Para Platão, então, o problema básico da filosofia passa do plano metafísico para o plano epistemológico. Para ele, é apenas porque conhecemos a forma de uma coisa – isto é a essência eterna, universal e transcendental dessa coisa – que podemos reconhecer o que aquela determinada coisa realmente é (TURNBULL, 2001, p. 67).

 

            Nesse sentido, Platão impõe uma questão fundamental para a filosofia de todas as épocas, mormente, para o nascimento da teoria do conhecimento. Essa questão vai da idade antiga, passando pela idade média, até a idade moderna cujo fôlego tem renovado para novas e calorosas discussões. Muitos são os pensadores que nesse tocante querem apontar para uma metafísica e uma epistemologia solucionadoras para os inquéritos, em filigrana, o que é isso e como se pode conhecê-lo. Por certo, correntes filosóficas surgem com pretensão de explicar as dúvidas do conhecimento humano, entre essas têm-se o empirismo de um lado e o racionalismo de outro.

            É, sem embargo, que o racionalismo, desde Platão, apresenta os seguintes pressupostos: o inatismo das ideias, a fundamentação da verdade em abstrações e a inteligibilidade do real.

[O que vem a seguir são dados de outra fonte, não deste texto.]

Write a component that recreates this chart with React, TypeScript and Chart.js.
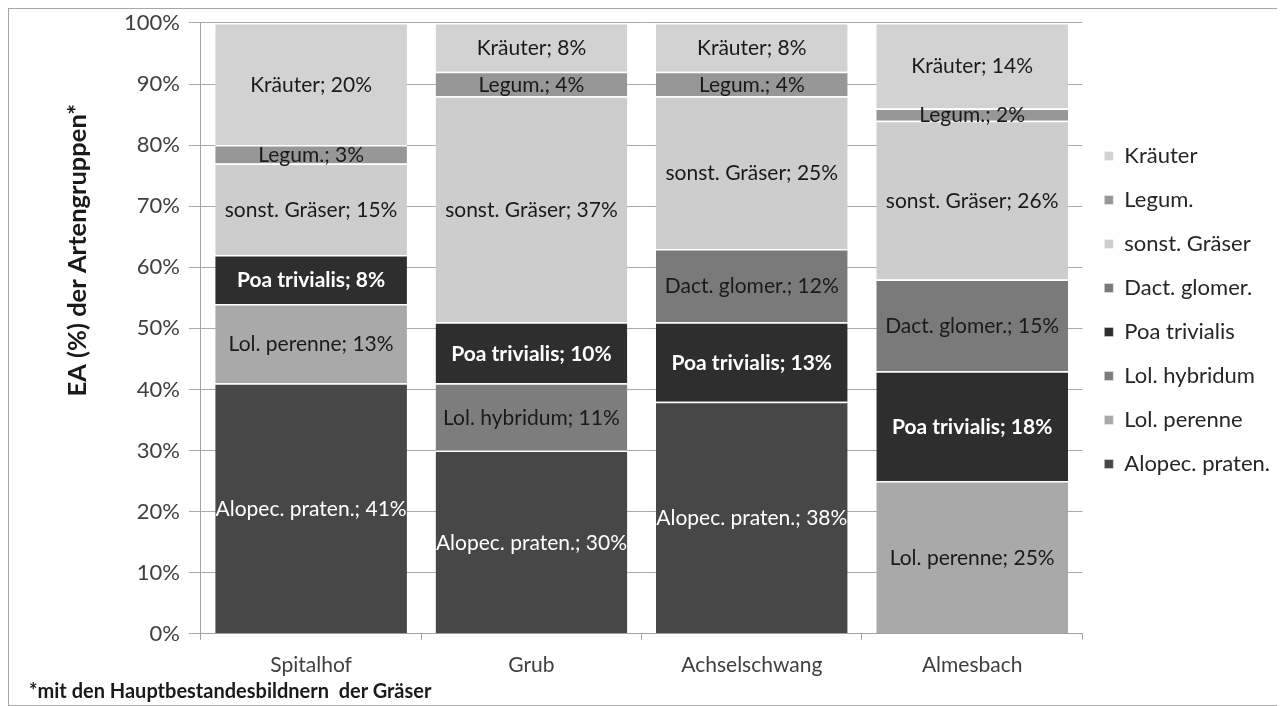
import React, { useEffect, useRef } from "react";
import { Chart, registerables } from "chart.js";

Chart.register(...registerables);

const sites = ["Spitalhof", "Grub", "Achselschwang", "Almesbach"];
const groupNames = [
  "Alopec. praten.",
  "Lol. perenne",
  "Lol. hybridum",
  "Poa trivialis",
  "Dact. glomer.",
  "sonst. Gräser",
  "Legum.",
  "Kräuter",
];
const alopec = [41, 30, 38, 0];
const lolPerenne = [13, 0, 0, 25];
const lolHybridum = [0, 11, 0, 0];
const poaTrivialis = [8, 10, 13, 18];
const dactGlomer = [0, 0, 12, 15];
const sonstGraeser = [15, 37, 25, 26];
const legum = [3, 4, 4, 2];
const kraeuter = [20, 8, 8, 14];
const seriesValues = [alopec, lolPerenne, lolHybridum, poaTrivialis, dactGlomer, sonstGraeser, legum, kraeuter];
const seriesColors = ["#474747", "#a9a9a9", "#7d7d7d", "#2e2e2e", "#7a7a7a", "#cdcdcd", "#979797", "#d2d2d2"];
const labelColors = ["#ffffff", "#1a1a1a", "#1a1a1a", "#ffffff", "#1a1a1a", "#1a1a1a", "#1a1a1a", "#1a1a1a"];
const labelBold = [false, false, false, true, false, false, false, false];
const yTicks = [0, 10, 20, 30, 40, 50, 60, 70, 80, 90, 100];
const yTitle = "EA (%) der Artengruppen*";
const footnote = "*mit den Hauptbestandesbildnern  der Gräser";

const FONT = "Lato, 'Open Sans', sans-serif";

const labelPlugin = {
  id: "segLabels",
  afterDatasetsDraw(chart: any) {
    const ctx = chart.ctx;
    ctx.save();
    ctx.textAlign = "center";
    ctx.textBaseline = "middle";
    chart.data.datasets.forEach((ds: any, di: number) => {
      const meta = chart.getDatasetMeta(di);
      meta.data.forEach((el: any, i: number) => {
        const v = ds.data[i];
        if (!v) return;
        const p = el.getProps(["x", "y", "base"], true);
        ctx.font = (labelBold[di] ? "bold " : "") + "21px " + FONT;
        ctx.fillStyle = labelColors[di];
        ctx.fillText(ds.label + "; " + v + "%", p.x, (p.y + p.base) / 2 + 1);
      });
    });
    ctx.restore();
  },
};

const yTitlePlugin = {
  id: "yTitle",
  afterDraw(chart: any) {
    const ctx = chart.ctx;
    const a = chart.chartArea;
    ctx.save();
    ctx.translate(69, a.top + (a.bottom - a.top) * 0.372);
    ctx.rotate(-Math.PI / 2);
    ctx.textAlign = "center";
    ctx.textBaseline = "middle";
    ctx.font = "bold 25.5px " + FONT;
    ctx.fillStyle = "#1a1a1a";
    ctx.fillText(yTitle, 0, 0);
    ctx.restore();
  },
};

export default function App() {
  const ref = useRef<HTMLCanvasElement>(null);
  useEffect(() => {
    if (!ref.current) return;
    const chart = new Chart(ref.current, {
      type: "bar",
      data: {
        labels: sites,
        datasets: groupNames.map((name, i) => ({
          label: name,
          data: seriesValues[i],
          backgroundColor: seriesColors[i],
          borderColor: "#ffffff",
          borderWidth: { top: 1.5, bottom: 0, left: 0, right: 0 },
          borderSkipped: false,
          barPercentage: 0.87,
          categoryPercentage: 1,
        })),
      },
      options: {
        responsive: false,
        animation: false,
        layout: { padding: { top: 0, right: 2, bottom: 14, left: 106 } },
        plugins: {
          legend: {
            position: "right",
            align: "start",
            reverse: true,
            title: { display: true, text: " ", padding: { top: 102, bottom: 0 }, font: { family: FONT, size: 10 } },
            labels: {
              boxWidth: 9,
              boxHeight: 9,
              padding: 22,
              color: "#262626",
              font: { family: FONT, size: 22 },
            },
          },
          tooltip: { enabled: false },
        },
        scales: {
          x: {
            stacked: true,
            grid: { display: true, drawOnChartArea: false, offset: true, tickLength: 6, color: "#a89f9f" },
            border: { display: true, color: "#a89f9f" },
            ticks: { color: "#404040", font: { family: FONT, size: 21 }, padding: 13 },
          },
          y: {
            stacked: true,
            min: 0,
            max: 100,
            afterBuildTicks: (axis: any) => {
              axis.ticks = yTicks.map((v) => ({ value: v }));
            },
            grid: { color: "#b0a8a8", tickLength: 12 },
            border: { display: true, color: "#a89f9f" },
            ticks: {
              color: "#404040",
              font: { family: FONT, size: 22, lineHeight: 0.45 },
              padding: 9,
              callback: (v: any) => v + "%",
            },
          },
        },
      },
      plugins: [labelPlugin, yTitlePlugin],
    });
    return () => chart.destroy();
  }, []);
  return (
    <div
      style={{
        position: "relative",
        width: 1275,
        height: 698,
        border: "1px solid #a6a6a6",
        boxSizing: "border-box",
        background: "#ffffff",
      }}
    >
      <canvas ref={ref} width={1273} height={696} style={{ display: "block" }} />
      <div
        style={{
          position: "absolute",
          left: 20,
          top: 669,
          fontFamily: FONT,
          fontSize: 20,
          fontWeight: "bold",
          color: "#1a1a1a",
          whiteSpace: "pre",
          lineHeight: "24px",
        }}
      >
        {footnote}
      </div>
    </div>
  );
}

Por seu turno, o empirismo se cerca da experiência como fonte de nossas ideias, isto é, o primado da experimentação é efetivamente a fundação dessa corrente filosófica. Portanto, por um lado há uma abstração do corpo e uma invocação de instâncias nebulosas que seriam imanentes a todos os seres humanos, por outro, a realização do conhecer é aspecto fundamentalmente advindo dos sentidos; numa palavra, uma oposição bastante forte se alastra com vigor por demasiado tempo.

            Entre representantes do racionalismo tem-se René Descartes (1596 – 1650) cuja fundação do cogito é atribuída, pois considera que ainda que duvidemos de tudo não poderíamos duvidar de que duvidamos, então, uma certeza pode-se ter, é necessário haver existência para que haja qualquer dúvida, por extensão, a existência só pode ser obra de Deus. Assim, necessariamente a ideia de Deus deveria ser tida como imanente ao homem.

            Um inglês, Thomas Hobbes (1588 – 1679), vai pensar um tanto diferente e elabora uma metafísica pautada no reconhecimento dos sentidos como sendo o saber, na medida em que não se pode dar conhecimento de substâncias infinitas pelas finitas. Outro defensor dessa ideia é David Hume (1711 – 1776), contudo, radicaliza-a ao ponto de chamar a ideia de substância de “nome geral”. Hume faz uma investigação exaustiva sobre o entendimento humano, chegando a asseverar que:

 

No entanto, embora nosso pensamento pareça possuir essa liberdade imensa, verificaremos, por meio de um exame mais meticuloso, que ele está verdadeiramente preso a limites muito reduzidos e que todo poder criador da mente não ultrapassa a faculdade de combinar, de transpor, aumentar ou diminuir os materiais que nos foram fornecidos pelos sentidos e pela experiência (HUME, s/d, p. 30-31).

 

            É impossível não notar a ferrenha determinação em provar que o conhecimento que temos não é senão adquirido pelos sentidos, por conseguinte, pelas experiências que se tem, noutras palavras, não se tem conhecimento a priori de algo ou do mundo. Nesse sentido, Hume está relativamente próximo de John Locke (1632 – 1704), que por sua vez, cria que a pessoa ao nascer era uma tabula rasa em que se imprimiam conteúdos conforme as experiências.

            Todavia, Immanuel Kant (1724 – 1804) levara uma forte peleja no viés entre racionalismo idealista e empirismo radical, então, construindo as críticas ao entendimento humano, mais especificamente, aos limites do saber. Grosso modo, Kant postulara que conhecer se dava pela experiência, no entanto, também pela razão cuja faculdade humana que nos distingue de todos os outros animais é inata. Portanto, Kant concebe um conhecimento a priori e um a posteriori que, em suma, seriam as vias de conhecimento possíveis. Para articular sobre esse aspecto de Kant, Fearn (2004, p. 109) afirma: “(...) o conhecimento puro é meramente o puro conhecimento humano, e o estudo de nossas faculdades é uma investigação da natureza das coisas no mínimo tão valida quanto um estudo direto do próprio mundo”.

            Visto isso, conhecer a realidade é nitidamente inevitável, não sem razão, na medida em que todos os seres humanos são, cada qual a sua maneira, agentes do conhecer e pacientes conhecíveis. Sem embargo, não é difícil acreditar nas palavras de Protágoras: “o homem é a medida de todas as coisas”; haja vista que cada ser humano invariavelmente possui certo conhecimento de si e do mundo.

REFERÊNCIAS

HUME, David. Investigação sobre o entendimento humano. Trad. André Campos Mesquita. São Paulo: Editora Escala, s/d.

FEARN, Nicholas. Aprendendo a filosofar: do poço de Tales à desconstrução de Derrida. Trad. Maria Luiza Borge. – Rio de Janeiro: Jorge Zahar, 2004.

TURNBULL, Neil. Fique por dentro da filosofia. Trad. Felipe Lindoso. 2º ed. – São Paulo: Cosac & Naify, 2001.